Network segmentation within containerized environments is another critical area. Given that containers are often dynamically deployed, traditional network-based security controls may not be sufficient. Implementing microsegmentation and enforcing policies based on container behavior and communication patterns can provide more granular control and visibility, reducing the risk of lateral movement within the network.
Employees’ Role in Container Security
The cybersecurity department usually manages container security, though the IT department often plays a role as well. Nowadays, there is a trend towards having dedicated engineers within IT/IS departments focus solely on container security.
Well-trained employees are crucial for safety. Vendors often provide training to enhance internal skills, but this should be an ongoing effort.

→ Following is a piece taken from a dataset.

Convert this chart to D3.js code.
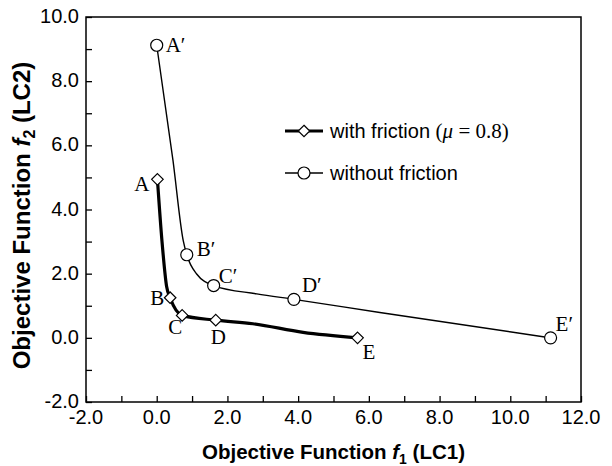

Companies should adopt a zero-trust approach while also setting clear “red lines” on strictly forbidden actions.
Poorly configured or unchecked security measures can hinder developers, slow product development, and impede business progress. Sometimes, customers may temporarily turn off security measures, weighing between maintaining security and addressing immediate challenges.
Safety is a shared responsibility. If an application gets hacked, both developers and security specialists are accountable. It is clear that successful outcomes can be achieved only through collaborative and systematic efforts.
Final Thoughts
The containerization market is expanding, with a variety of solutions emerging and increasing demands for information security. A positive development is the integration with traditional security operations centers (SOCs). Moreover, tools for additional load management are becoming more accessible.
New infrastructures come with specific vulnerabilities; applications in container environments are prone to attacks, and confidential data on the host could be at risk. Monitoring host OS updates and adjusting access rights are essential measures.
Vendors provide both standalone tools, like scanners, and holistic solutions for securing container environments. Employee training is a crucial element, and a comprehensive protection strategy is essential, encompassing a wide range of practices to address and mitigate as many vulnerabilities as possible.